A good news photographer, particularly in magazine work, must fill some rather awesome qualifications. He, or she, must have a reporter's nose for news, a movie director's sense of the dramatic, an artist's eye for composition and lighting, a scientist's interest in chemistry and optics, and a public relations expert's diplomacy. For the best newspictures and news-feature picture sequences are a combination of good reporting, spontaneous action caught at its peak, pleasing composition and appropriate lighting—all built upon a basic, almost automatic knowledge of the camera and understanding of the people on whom the pictures are focused. — Marie Hansen, "A Woman's Place in Photography," University of Missouri Bulletin (vol. 48, no. 1, 1946)

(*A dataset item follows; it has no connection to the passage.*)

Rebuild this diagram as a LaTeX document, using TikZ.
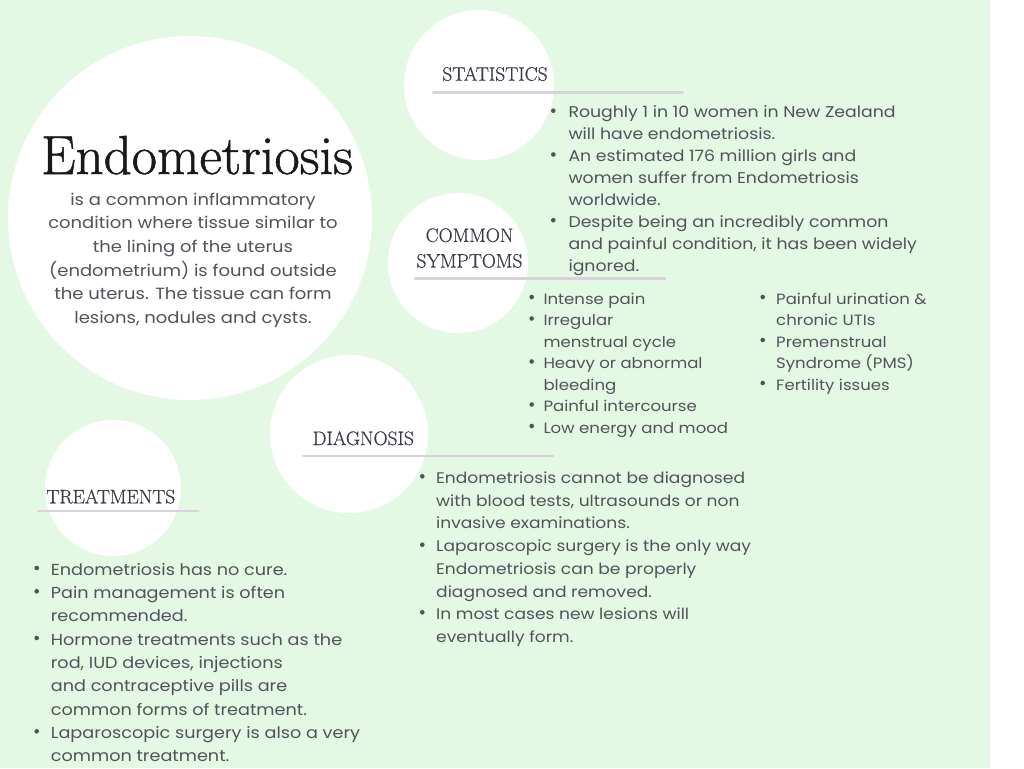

==Personal life and family==

Hansen was born on June 2, 1918, in St. Louis, Missouri. Her full name was Marie Constance Hansen. Her parents were Walter William Hansen and Alma Bantrup Hansen. He was an accountant and controller at the Memphis Publishing Company. Hansen had a brother, Walter W. Hansen, Jr., and two sisters, Betty A. Hansen and Aurelia Hansen. In 1944, she married David Wesley Nussbaum (1917-2001). During World War II, he served in the U.S. Navy as a chief pilot of a blimp. Before and after the war, he was a reporter for newspapers in the Mid-Atlantic region, including the York Daily and Gazette (York, Pennsylvania) and, for a while, was a writer for Life magazine. Some time after 1948, Nussbaum changed his surname to Wesley. Hansen and her husband had one child, a daughter, Judith Ann Wesley.

===Other names used===

Hansen's professional name was Marie Hansen. She also was identified by her full birth name and by two married names: Mrs. David Wesley Nussbaum and (after the surname was changed) Mrs. David Wesley.